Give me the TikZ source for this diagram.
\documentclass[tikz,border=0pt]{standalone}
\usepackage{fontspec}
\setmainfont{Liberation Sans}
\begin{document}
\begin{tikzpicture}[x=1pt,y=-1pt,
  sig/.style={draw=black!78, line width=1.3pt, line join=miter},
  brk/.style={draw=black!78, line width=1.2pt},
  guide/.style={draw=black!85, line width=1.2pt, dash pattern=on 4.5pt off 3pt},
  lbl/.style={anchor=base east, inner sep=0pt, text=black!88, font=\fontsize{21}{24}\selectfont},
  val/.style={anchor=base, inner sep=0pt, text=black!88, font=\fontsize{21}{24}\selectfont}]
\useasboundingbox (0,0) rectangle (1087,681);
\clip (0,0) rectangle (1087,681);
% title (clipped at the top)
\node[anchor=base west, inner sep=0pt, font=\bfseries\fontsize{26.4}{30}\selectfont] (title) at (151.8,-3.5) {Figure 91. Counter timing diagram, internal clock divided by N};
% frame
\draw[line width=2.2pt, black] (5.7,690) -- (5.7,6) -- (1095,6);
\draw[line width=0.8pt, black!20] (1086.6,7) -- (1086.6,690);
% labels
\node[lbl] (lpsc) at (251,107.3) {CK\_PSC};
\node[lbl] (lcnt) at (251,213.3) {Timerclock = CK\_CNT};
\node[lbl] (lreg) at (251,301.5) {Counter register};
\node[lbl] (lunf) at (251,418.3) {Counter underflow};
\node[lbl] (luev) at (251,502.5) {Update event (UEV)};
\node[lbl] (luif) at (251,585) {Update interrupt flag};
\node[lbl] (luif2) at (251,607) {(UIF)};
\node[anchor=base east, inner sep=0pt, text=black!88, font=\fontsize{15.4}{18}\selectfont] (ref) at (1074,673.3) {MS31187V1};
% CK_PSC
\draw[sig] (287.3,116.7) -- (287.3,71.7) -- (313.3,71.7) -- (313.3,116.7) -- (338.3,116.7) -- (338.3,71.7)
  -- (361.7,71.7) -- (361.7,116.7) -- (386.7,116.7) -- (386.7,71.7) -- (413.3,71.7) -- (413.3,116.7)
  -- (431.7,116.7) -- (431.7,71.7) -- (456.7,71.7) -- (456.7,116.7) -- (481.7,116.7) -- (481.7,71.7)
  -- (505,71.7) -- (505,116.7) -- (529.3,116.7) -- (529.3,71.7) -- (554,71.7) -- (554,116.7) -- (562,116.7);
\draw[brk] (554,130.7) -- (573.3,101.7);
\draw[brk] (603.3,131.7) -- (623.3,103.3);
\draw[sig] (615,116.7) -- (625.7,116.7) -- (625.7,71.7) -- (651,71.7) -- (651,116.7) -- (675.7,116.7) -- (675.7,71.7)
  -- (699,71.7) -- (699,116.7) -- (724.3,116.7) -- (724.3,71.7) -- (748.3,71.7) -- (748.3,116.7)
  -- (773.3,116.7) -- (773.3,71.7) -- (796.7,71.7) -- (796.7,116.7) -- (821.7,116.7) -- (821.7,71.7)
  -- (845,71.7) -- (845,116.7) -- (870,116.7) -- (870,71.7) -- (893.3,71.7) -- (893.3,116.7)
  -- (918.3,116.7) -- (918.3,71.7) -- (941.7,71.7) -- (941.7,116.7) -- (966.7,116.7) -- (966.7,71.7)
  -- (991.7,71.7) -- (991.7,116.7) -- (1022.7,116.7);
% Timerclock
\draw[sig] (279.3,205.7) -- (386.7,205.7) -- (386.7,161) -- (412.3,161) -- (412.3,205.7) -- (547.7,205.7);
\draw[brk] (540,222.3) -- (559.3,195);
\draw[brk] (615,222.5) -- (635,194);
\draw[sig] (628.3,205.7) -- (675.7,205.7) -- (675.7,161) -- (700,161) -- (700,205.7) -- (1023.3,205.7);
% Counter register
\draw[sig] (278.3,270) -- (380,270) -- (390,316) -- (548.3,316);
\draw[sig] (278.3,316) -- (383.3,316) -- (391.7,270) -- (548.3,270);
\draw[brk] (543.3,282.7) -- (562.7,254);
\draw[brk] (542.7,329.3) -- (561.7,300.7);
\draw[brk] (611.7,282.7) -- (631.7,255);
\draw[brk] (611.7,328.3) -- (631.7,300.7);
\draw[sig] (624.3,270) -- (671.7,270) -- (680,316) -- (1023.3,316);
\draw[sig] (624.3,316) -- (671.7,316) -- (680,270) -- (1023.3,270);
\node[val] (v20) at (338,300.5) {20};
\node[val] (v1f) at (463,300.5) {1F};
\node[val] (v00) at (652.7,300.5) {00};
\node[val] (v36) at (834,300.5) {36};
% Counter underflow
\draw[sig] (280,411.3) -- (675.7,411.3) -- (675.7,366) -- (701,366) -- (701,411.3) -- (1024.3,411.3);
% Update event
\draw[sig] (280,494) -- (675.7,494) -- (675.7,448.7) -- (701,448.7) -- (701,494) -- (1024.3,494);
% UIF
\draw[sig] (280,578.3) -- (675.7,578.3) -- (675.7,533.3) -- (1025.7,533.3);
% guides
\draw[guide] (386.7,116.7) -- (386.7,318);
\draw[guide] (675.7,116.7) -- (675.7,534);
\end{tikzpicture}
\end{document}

####

Write out the data again, exactly and in full.

Give me the TikZ source for this diagram.
\documentclass[tikz,border=0pt]{standalone}
\usepackage{fontspec}
\setmainfont{Liberation Sans}
\begin{document}
\begin{tikzpicture}[x=1pt,y=-1pt,
  sig/.style={draw=black!78, line width=1.3pt, line join=miter},
  brk/.style={draw=black!78, line width=1.2pt},
  guide/.style={draw=black!85, line width=1.2pt, dash pattern=on 4.5pt off 3pt},
  lbl/.style={anchor=base east, inner sep=0pt, text=black!88, font=\fontsize{21}{24}\selectfont},
  val/.style={anchor=base, inner sep=0pt, text=black!88, font=\fontsize{21}{24}\selectfont}]
\useasboundingbox (0,0) rectangle (1087,681);
\clip (0,0) rectangle (1087,681);
% title (clipped at the top)
\node[anchor=base west, inner sep=0pt, font=\bfseries\fontsize{26.4}{30}\selectfont] (title) at (151.8,-3.5) {Figure 91. Counter timing diagram, internal clock divided by N};
% frame
\draw[line width=2.2pt, black] (5.7,690) -- (5.7,6) -- (1095,6);
\draw[line width=0.8pt, black!20] (1086.6,7) -- (1086.6,690);
% labels
\node[lbl] (lpsc) at (251,107.3) {CK\_PSC};
\node[lbl] (lcnt) at (251,213.3) {Timerclock = CK\_CNT};
\node[lbl] (lreg) at (251,301.5) {Counter register};
\node[lbl] (lunf) at (251,418.3) {Counter underflow};
\node[lbl] (luev) at (251,502.5) {Update event (UEV)};
\node[lbl] (luif) at (251,585) {Update interrupt flag};
\node[lbl] (luif2) at (251,607) {(UIF)};
\node[anchor=base east, inner sep=0pt, text=black!88, font=\fontsize{15.4}{18}\selectfont] (ref) at (1074,673.3) {MS31187V1};
% CK_PSC
\draw[sig] (287.3,116.7) -- (287.3,71.7) -- (313.3,71.7) -- (313.3,116.7) -- (338.3,116.7) -- (338.3,71.7)
  -- (361.7,71.7) -- (361.7,116.7) -- (386.7,116.7) -- (386.7,71.7) -- (413.3,71.7) -- (413.3,116.7)
  -- (431.7,116.7) -- (431.7,71.7) -- (456.7,71.7) -- (456.7,116.7) -- (481.7,116.7) -- (481.7,71.7)
  -- (505,71.7) -- (505,116.7) -- (529.3,116.7) -- (529.3,71.7) -- (554,71.7) -- (554,116.7) -- (562,116.7);
\draw[brk] (554,130.7) -- (573.3,101.7);
\draw[brk] (603.3,131.7) -- (623.3,103.3);
\draw[sig] (615,116.7) -- (625.7,116.7) -- (625.7,71.7) -- (651,71.7) -- (651,116.7) -- (675.7,116.7) -- (675.7,71.7)
  -- (699,71.7) -- (699,116.7) -- (724.3,116.7) -- (724.3,71.7) -- (748.3,71.7) -- (748.3,116.7)
  -- (773.3,116.7) -- (773.3,71.7) -- (796.7,71.7) -- (796.7,116.7) -- (821.7,116.7) -- (821.7,71.7)
  -- (845,71.7) -- (845,116.7) -- (870,116.7) -- (870,71.7) -- (893.3,71.7) -- (893.3,116.7)
  -- (918.3,116.7) -- (918.3,71.7) -- (941.7,71.7) -- (941.7,116.7) -- (966.7,116.7) -- (966.7,71.7)
  -- (991.7,71.7) -- (991.7,116.7) -- (1022.7,116.7);
% Timerclock
\draw[sig] (279.3,205.7) -- (386.7,205.7) -- (386.7,161) -- (412.3,161) -- (412.3,205.7) -- (547.7,205.7);
\draw[brk] (540,222.3) -- (559.3,195);
\draw[brk] (615,222.5) -- (635,194);
\draw[sig] (628.3,205.7) -- (675.7,205.7) -- (675.7,161) -- (700,161) -- (700,205.7) -- (1023.3,205.7);
% Counter register
\draw[sig] (278.3,270) -- (380,270) -- (390,316) -- (548.3,316);
\draw[sig] (278.3,316) -- (383.3,316) -- (391.7,270) -- (548.3,270);
\draw[brk] (543.3,282.7) -- (562.7,254);
\draw[brk] (542.7,329.3) -- (561.7,300.7);
\draw[brk] (611.7,282.7) -- (631.7,255);
\draw[brk] (611.7,328.3) -- (631.7,300.7);
\draw[sig] (624.3,270) -- (671.7,270) -- (680,316) -- (1023.3,316);
\draw[sig] (624.3,316) -- (671.7,316) -- (680,270) -- (1023.3,270);
\node[val] (v20) at (338,300.5) {20};
\node[val] (v1f) at (463,300.5) {1F};
\node[val] (v00) at (652.7,300.5) {00};
\node[val] (v36) at (834,300.5) {36};
% Counter underflow
\draw[sig] (280,411.3) -- (675.7,411.3) -- (675.7,366) -- (701,366) -- (701,411.3) -- (1024.3,411.3);
% Update event
\draw[sig] (280,494) -- (675.7,494) -- (675.7,448.7) -- (701,448.7) -- (701,494) -- (1024.3,494);
% UIF
\draw[sig] (280,578.3) -- (675.7,578.3) -- (675.7,533.3) -- (1025.7,533.3);
% guides
\draw[guide] (386.7,116.7) -- (386.7,318);
\draw[guide] (675.7,116.7) -- (675.7,534);
\end{tikzpicture}
\end{document}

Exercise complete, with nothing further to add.